Britain’s political system remained in turmoil Monday, virtually leaderless and with the two major parties divided internally. … Labour leader Jeremy Corbyn … faces a likely leadership election after seeing more than two dozen members of his leadership team resign in the past two days.
Alastair Darling, a former chancellor of the exchequer, outlined the extent of the crisis here during an interview with the BBC’s “Today” program on Monday. “There is no government. There is no opposition. The people who got us into this mess — they’ve gone to ground,” he said “How has the United Kingdom come to this position? We have taken this decision and have no plan for the future.”
The underlying factor is economic malaise brought on by a bubble of debt which saw most of the gains flowing to a financial elite. See this graph.

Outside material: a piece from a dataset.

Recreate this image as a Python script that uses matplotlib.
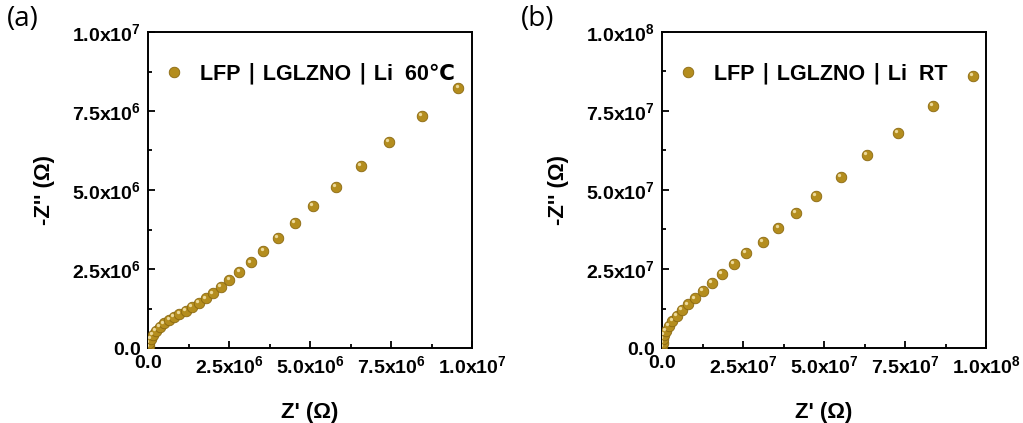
import matplotlib
matplotlib.use("Agg")
import matplotlib.pyplot as plt
from matplotlib.ticker import FuncFormatter, MultipleLocator
from matplotlib.transforms import offset_copy

plt.rcParams['font.family'] = ['Liberation Sans', 'DejaVu Sans']
plt.rcParams['mathtext.fontset'] = 'custom'
plt.rcParams['mathtext.rm'] = 'Liberation Sans'
plt.rcParams['mathtext.bf'] = 'Liberation Sans:bold'

# Nyquist data, LFP | LGLZNO | Li at 60 °C (ohm)
z_re_60 = [0.02e6, 0.04e6, 0.08e6, 0.14e6, 0.25e6, 0.37e6, 0.50e6, 0.66e6, 0.81e6,
           0.97e6, 1.16e6, 1.35e6, 1.56e6, 1.78e6, 2.00e6, 2.25e6, 2.51e6, 2.82e6,
           3.18e6, 3.56e6, 4.02e6, 4.53e6, 5.10e6, 5.80e6, 6.56e6, 7.44e6, 8.45e6, 9.58e6]
z_im_60 = [0.05e6, 0.17e6, 0.29e6, 0.42e6, 0.55e6, 0.67e6, 0.78e6, 0.89e6, 0.98e6,
           1.08e6, 1.18e6, 1.31e6, 1.43e6, 1.57e6, 1.73e6, 1.94e6, 2.15e6, 2.42e6,
           2.71e6, 3.08e6, 3.49e6, 3.97e6, 4.50e6, 5.09e6, 5.77e6, 6.52e6, 7.34e6, 8.23e6]

# Nyquist data, LFP | LGLZNO | Li at room temperature (ohm)
z_re_rt = [0.01e7, 0.02e7, 0.04e7, 0.07e7, 0.12e7, 0.22e7, 0.32e7, 0.45e7, 0.61e7,
           0.80e7, 1.01e7, 1.25e7, 1.53e7, 1.84e7, 2.21e7, 2.59e7, 3.11e7, 3.59e7,
           4.14e7, 4.76e7, 5.51e7, 6.33e7, 7.28e7, 8.35e7, 9.60e7]
z_im_rt = [0.05e7, 0.16e7, 0.29e7, 0.41e7, 0.55e7, 0.71e7, 0.86e7, 1.02e7, 1.20e7,
           1.38e7, 1.57e7, 1.81e7, 2.07e7, 2.34e7, 2.66e7, 3.00e7, 3.36e7, 3.79e7,
           4.28e7, 4.81e7, 5.41e7, 6.11e7, 6.81e7, 7.66e7, 8.61e7]

panels = [
    dict(x=z_re_60, y=z_im_60, exp=6, label='LFP \u2223 LGLZNO \u2223 Li  60\u2103', tag='(a)'),
    dict(x=z_re_rt, y=z_im_rt, exp=7, label='LFP \u2223 LGLZNO \u2223 Li  RT', tag='(b)'),
]

GOLD = '#B48D1E'
EDGE = '#8A6810'
SHINE = '#F3E2A8'

fig = plt.figure(figsize=(10.23, 4.23), dpi=100)
lefts = [148 / 1023, 662 / 1023]
W, H = 1023, 423


def sci_fmt(exp):
    def f(v, pos):
        if abs(v) < 1e-12:
            return r'$\mathbf{0.0}$'
        m = v / 10 ** exp
        if m >= 10 - 1e-9:
            return r'$\mathbf{%.1fx10^{%d}}$' % (m / 10, exp + 1)
        return r'$\mathbf{%.1fx10^{%d}}$' % (m, exp)
    return FuncFormatter(f)


for p, left in zip(panels, lefts):
    ax = fig.add_axes([left, (H - 348) / H, 324 / W, 316 / H])
    lim = 10 ** (p['exp'] + 1)
    ax.plot(p['x'], p['y'], 'o', ms=7.6, mfc=GOLD, mec=EDGE, mew=0.6,
            label=p['label'], zorder=3)
    shine_tr = offset_copy(ax.transData, fig=fig, x=-1.3, y=1.3, units='points')
    ax.plot(p['x'], p['y'], 'o', ms=2.4, mfc=SHINE, mec='none', alpha=0.9,
            transform=shine_tr, zorder=4)
    ax.set_xlim(0, lim)
    ax.set_ylim(0, lim)
    ax.xaxis.set_major_locator(MultipleLocator(lim / 4))
    ax.yaxis.set_major_locator(MultipleLocator(lim / 4))
    ax.xaxis.set_minor_locator(MultipleLocator(lim / 8))
    ax.yaxis.set_minor_locator(MultipleLocator(lim / 8))
    ax.xaxis.set_major_formatter(sci_fmt(p['exp']))
    ax.yaxis.set_major_formatter(sci_fmt(p['exp']))
    ax.tick_params(which='both', direction='in', top=False, right=False,
                   labelsize=14, width=1.3, pad=5)
    ax.tick_params(which='major', length=5)
    ax.tick_params(which='minor', length=3)
    for s in ax.spines.values():
        s.set_linewidth(1.4)
    ax.set_xlabel("Z' (\u03a9)", fontsize=16, fontweight='bold', labelpad=18)
    ax.set_ylabel("-Z'' (\u03a9)", fontsize=16, fontweight='bold', labelpad=12)
    ax.legend(loc='upper left', bbox_to_anchor=(0.0, 0.95), frameon=False,
              prop=dict(size=15.5, weight='bold'), handletextpad=0.7,
              handlelength=1.0, borderaxespad=0.3)
    ax.text(-0.435, 1.04, p['tag'], transform=ax.transAxes, fontsize=20,
            family=['Open Sans', 'DejaVu Sans'], va='center', ha='left')

fig.savefig('out.png', dpi=100)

Now we enter the aftermath.
Anthony King, a professor of politics at the University of Essex, said the underlying factor is that many people no longer believe that, however imperfect things are economically, they will keep getting better.
In the face of that change in public attitudes, he said, much of the political class “is behaving the way it used to behave, the old arguments, the old fights, the adversarialism.” That has created what he called “the palpable disconnection” between political leaders and ordinary people. “That is true across much of the democratic world,” he added. “How do you put that right?”
British politics could get exciting, with a fundamental re-alignment required by the new situation.
Britain’s political system faces months if not years of instability. Cameron originally recommended that a new prime minister be in place by early October. … The selection of a new prime minister probably will be followed by an early election — almost four years ahead of the next scheduled election — because the next prime minister will need a public endorsement as they begin the process of negotiating a withdrawal from the E.U.
For the Conservative Party, the prospect of an election as soon as possible is attractive because of the chaos within Labour and the prospect of enlarging the narrow majority won in May 2010. It is the prospect of a crippling defeat that caused many Labour members of Parliament, long unhappy with Corbyn, to move swiftly against him now. …
Today, Labour is in a vicious civil war, split between its grass-roots membership and the party’s elected leadership in Parliament. … The party’s deputy leader told Corbyn on Monday that he has lost the confidence of the parliamentary party. But Corbyn has fought to fight on and might have enough grass-roots support to fend off a challenge.
The reality is that neither party enjoys a particularly stable coalition. Tim Bale, a professor of politics at Queen Mary University in London, argued that as cultural issues — here symbolized by immigration — have risen to the fore, they have put pressure on a party system long organized over economic differences… But he added that history and institutional inertia mean there is no prospect of any realignment.